How to solve $\frac{\partial V}{\partial t} + x + \frac{\partial V}{\partial x}- \frac{1}{2} \frac{1}{\left(\frac{\partial V}{\partial x}\right)} = 0$ I'm solving this problem of optimal control using the dynamic programming:
$$
\begin{cases}
\min \displaystyle \int_0^2(x-u)dt + x(2) \\
\dot x = 1+u^2 \\
x(0) = 1
\end{cases}
$$
Then solving the Bellman-Hamilton-Jacobi equation I found the following PDE:
$$\frac{\partial V}{\partial t} + x + \frac{\partial V}{\partial x}- \frac{1}{4} \frac{1}{\left(\frac{\partial V}{\partial x}\right)} = 0$$
The problem gives an hint: In order to solve BHJ equation, we suggest to find the solution in the family of functions $\mathcal{F} = \{V(t,x) = A +Bt + Ct^2 + D\log(3-t) + E(3-t)x\}$ where $A,B,C,D,E$ are all real costants.
My question is:

How can someone derives that all the solution of the BHJ equation are in that family of functions? In other words, how could I manage to solve the BHJ without any hint?

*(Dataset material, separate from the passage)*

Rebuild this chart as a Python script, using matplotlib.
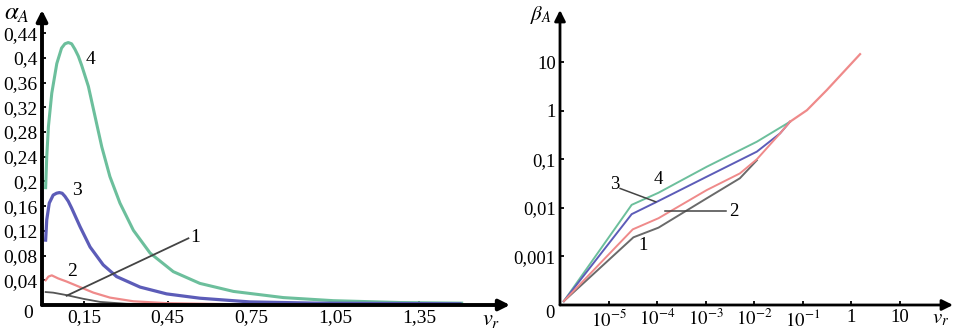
import matplotlib

matplotlib.use("Agg")
import matplotlib.pyplot as plt

plt.rcParams["font.family"] = ["Liberation Serif", "DejaVu Serif"]
plt.rcParams["mathtext.fontset"] = "stix"

# ---- left panel: alpha_A vs v_r (linear) ----
alpha_yticks = [0.04, 0.08, 0.12, 0.16, 0.2, 0.24, 0.28, 0.32, 0.36, 0.4, 0.44]
alpha_ylabels = ["0,04", "0,08", "0,12", "0,16", "0,2", "0,24", "0,28",
                 "0,32", "0,36", "0,4", "0,44"]
alpha_xticks = [0.15, 0.45, 0.75, 1.05, 1.35]
alpha_xlabels = ["0,15", "0,45", "0,75", "1,05", "1,35"]

a4_x = [0.013, 0.017, 0.023, 0.035, 0.053, 0.070, 0.082, 0.094, 0.106, 0.118,
        0.13, 0.142, 0.166, 0.19, 0.214, 0.243, 0.279, 0.327, 0.387, 0.47,
        0.565, 0.685, 0.864, 1.043, 1.281, 1.502]
a4_y = [0.19, 0.24, 0.289, 0.343, 0.391, 0.416, 0.423, 0.425, 0.423, 0.414,
        0.403, 0.388, 0.354, 0.305, 0.256, 0.208, 0.165, 0.121, 0.084, 0.054,
        0.035, 0.022, 0.012, 0.007, 0.004, 0.003]
a3_x = [0.013, 0.017, 0.026, 0.04, 0.052, 0.062, 0.072, 0.082, 0.094, 0.106,
        0.136, 0.172, 0.219, 0.267, 0.351, 0.446, 0.565, 0.744, 0.983, 1.496]
a3_y = [0.105, 0.138, 0.165, 0.178, 0.181, 0.182, 0.181, 0.176, 0.168, 0.157,
        0.127, 0.094, 0.065, 0.046, 0.029, 0.018, 0.011, 0.005, 0.003, 0.002]
a2_x = [0.013, 0.023, 0.035, 0.058, 0.088, 0.136, 0.184, 0.243, 0.327, 0.446,
        0.685, 1.043, 1.4]
a2_y = [0.04, 0.046, 0.048, 0.043, 0.038, 0.029, 0.02, 0.012, 0.006, 0.003,
        0.0012, 0.0006, 0.0004]
a1_x = [0.013, 0.04, 0.088, 0.148, 0.208, 0.303, 0.446, 0.7, 1.0]
a1_y = [0.021, 0.02, 0.016, 0.01, 0.005, 0.002, 0.0008, 0.0004, 0.0003]

# ---- right panel: beta_A vs v_r (log-log) ----
beta_yticks = [1e-3, 1e-2, 1e-1, 1, 10]
beta_ylabels = ["0,001", "0,01", "0,1", "1", "10"]
beta_xticks = [1e-5, 1e-4, 1e-3, 1e-2, 1e-1, 1, 10]
beta_xlabels = [r"$10^{-5}$", r"$10^{-4}$", r"$10^{-3}$", r"$10^{-2}$",
                r"$10^{-1}$", "1", "10"]

b_common_x = [0.055, 0.123, 0.316, 1.53]
b_common_y = [0.59, 1.02, 2.65, 14.5]
b4_x = [1.2e-6, 3.0e-5, 1.07e-4, 1.06e-3, 1.14e-2, 0.055]
b4_y = [1.2e-4, 0.0115, 0.0204, 0.070, 0.229, 0.59]
b3_x = [1.2e-6, 3.0e-5, 1.07e-4, 1.06e-3, 1.14e-2, 0.0344, 0.055]
b3_y = [1.2e-4, 0.0074, 0.0138, 0.0437, 0.143, 0.34, 0.59]
b2_x = [1.2e-6, 3.16e-5, 1.07e-4, 1.06e-3, 5.1e-3, 1.14e-2, 0.0344, 0.055]
b2_y = [1.2e-4, 0.0036, 0.0061, 0.0232, 0.051, 0.0995, 0.34, 0.59]
b1_x = [1.2e-6, 3.26e-5, 1.07e-4, 1.06e-3, 5.1e-3, 1.14e-2]
b1_y = [1.2e-4, 0.00247, 0.0039, 0.0157, 0.0405, 0.095]

GREEN = "#6cbf9c"
BLUE = "#5c5cb8"
RED = "#ef8a8a"
GRAY = "#555555"

W, H = 958, 333
fig = plt.figure(figsize=(W / 100, H / 100), dpi=100)


def axes_px(left, bottom_from_top, right, top_from_top):
    return fig.add_axes([left / W, 1 - bottom_from_top / H,
                         (right - left) / W, (bottom_from_top - top_from_top) / H])


def draw_axes_arrows(ax, lw):
    for end in [(1, 0), (0, 1)]:
        ax.annotate("", xy=end, xytext=(0, 0), xycoords="axes fraction",
                    arrowprops=dict(arrowstyle="-|>", lw=lw, color="black",
                                    mutation_scale=16, shrinkA=0, shrinkB=0))
    for s in ax.spines.values():
        s.set_visible(False)


# left
ax1 = axes_px(42, 305, 510, 10)
ax1.set_xlim(0, 1.675)
ax1.set_ylim(0, 0.4777)
ax1.plot(a4_x, a4_y, color=GREEN, lw=2.2, clip_on=False)
ax1.plot(a3_x, a3_y, color=BLUE, lw=2.3, clip_on=False)
ax1.plot(a2_x, a2_y, color=RED, lw=1.6, clip_on=False)
ax1.plot(a1_x, a1_y, color=GRAY, lw=1.3, clip_on=False)
ax1.plot([0.088, 0.524], [0.015, 0.108], color="#444444", lw=1.3)
ax1.text(0.53, 0.11, "1", fontsize=14, va="center", ha="left")
ax1.text(0.106, 0.054, "2", fontsize=14, va="center", ha="center")
ax1.text(0.126, 0.186, "3", fontsize=14, va="center", ha="center")
ax1.text(0.174, 0.397, "4", fontsize=14, va="center", ha="center")
ax1.set_yticks(alpha_yticks, alpha_ylabels)
ax1.set_xticks(alpha_xticks, alpha_xlabels)
ax1.tick_params(direction="in", length=3, width=1.3, labelsize=14, pad=3)
draw_axes_arrows(ax1, 2.8)

# right
ax2 = axes_px(560, 305, 953, 10)
ax2.set_xscale("log")
ax2.set_yscale("log")
ax2.set_xlim(1e-6, 10 ** 2.1)
ax2.set_ylim(1e-4, 10 ** 2.07)
ax2.plot(b4_x, b4_y, color=GREEN, lw=1.4)
ax2.plot(b3_x, b3_y, color=BLUE, lw=1.4)
ax2.plot(b1_x, b1_y, color="#6a6a6a", lw=1.4)
ax2.plot(b2_x, b2_y, color=RED, lw=1.4)
ax2.plot(b_common_x, b_common_y, color=RED, lw=1.6)
ax2.plot([1.73e-5, 9.4e-5], [0.025, 0.0133], color="#444444", lw=1.1)
ax2.plot([1.46e-4, 2.7e-3], [0.0087, 0.0087], color="#444444", lw=1.1)
ax2.text(1.07e-4, 0.039, "4", fontsize=13.5, va="center", ha="center")
ax2.text(1.36e-5, 0.030, "3", fontsize=13.5, va="center", ha="center")
ax2.text(3.1e-3, 0.0083, "2", fontsize=13.5, va="center", ha="left")
ax2.text(5.2e-5, 0.0017, "1", fontsize=13.5, va="center", ha="center")
ax2.set_yticks(beta_yticks, beta_ylabels)
ax2.set_xticks(beta_xticks, beta_xlabels)
ax2.minorticks_off()
ax2.tick_params(direction="in", length=3, width=1.3, labelsize=13.5, pad=3)
draw_axes_arrows(ax2, 2.0)

# axis names and origin labels
fig.text(4 / W, 1 - 14 / H, r"$\alpha_A$", fontsize=18, va="center", ha="left")
fig.text(530 / W, 1 - 15 / H, r"$\beta_A$", fontsize=15, va="center", ha="left")
fig.text(482 / W, 1 - 320 / H, r"$v_r$", fontsize=16, va="center", ha="left")
fig.text(932 / W, 1 - 319 / H, r"$v_r$", fontsize=15, va="center", ha="left")
fig.text(28 / W, 1 - 313 / H, "0", fontsize=14, va="center", ha="center")
fig.text(550 / W, 1 - 313 / H, "0", fontsize=13.5, va="center", ha="center")

fig.savefig("out.png", dpi=100)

 A: I find that this problem can be more easily solved using Pontryagin's maximum principle, which gives the following Hamiltonian
$$
H(t,x,\lambda) = x - u + \lambda\,(1 + u^2),
$$
such that
$$
\dot{\lambda} = -1, \quad u = \frac{1}{2\,\lambda}
$$
and from the terminal cost is follows that $\lambda(2) = 1$. In this case solving for the co-state as a function of time is easy, namely $\lambda(t) = 3 - t$ and thus
$$
u(t) = \frac{1}{2\,(3 - t)}. \tag{1}
$$
Note that this solution is still independent of $x(0)$.

When formulating the PDE one also obtains that
$$
u = \frac{1}{2\,V_x}, \tag{2}
$$
with $V_x$ shorthand notation for the partial derivative of $V(t,x)$ with respect to $x$. Equating $(2)$ to $(1)$ yields
$$
V_x = 3 - t. \tag{3}
$$
Therefore, the final expression for $V(t,x)$ should be of the form
$$
V(t,x) = x\,(3 - t) + U(t), \tag{4}
$$
with $U(t)$ a yet unknown function of only $t$ and no $x$. Substituting $(4)$ together with $(3)$ in the PDE yields
\begin{align}
0 &= -x + \dot{U} + x + 3 - t - \frac{1}{4} \frac{1}{3 - t}, \\
&= \dot{U} + 3 - t - \frac{1}{4} \frac{1}{3 - t}.
\end{align}
From this it becomes hopefully clear where the function family comes from. Namely, the last term is derived from $(3)$, the second order polynomial comes from integrating $t - 3$ and the logarithm from integrating $(3 - t)^{-1}$.
I am not sure how one could spot this family of functions without Pontryagin's maximum principle. Though, I suspect this is also why the exercise gave the function family, because solving nonlinear PDE's is hard.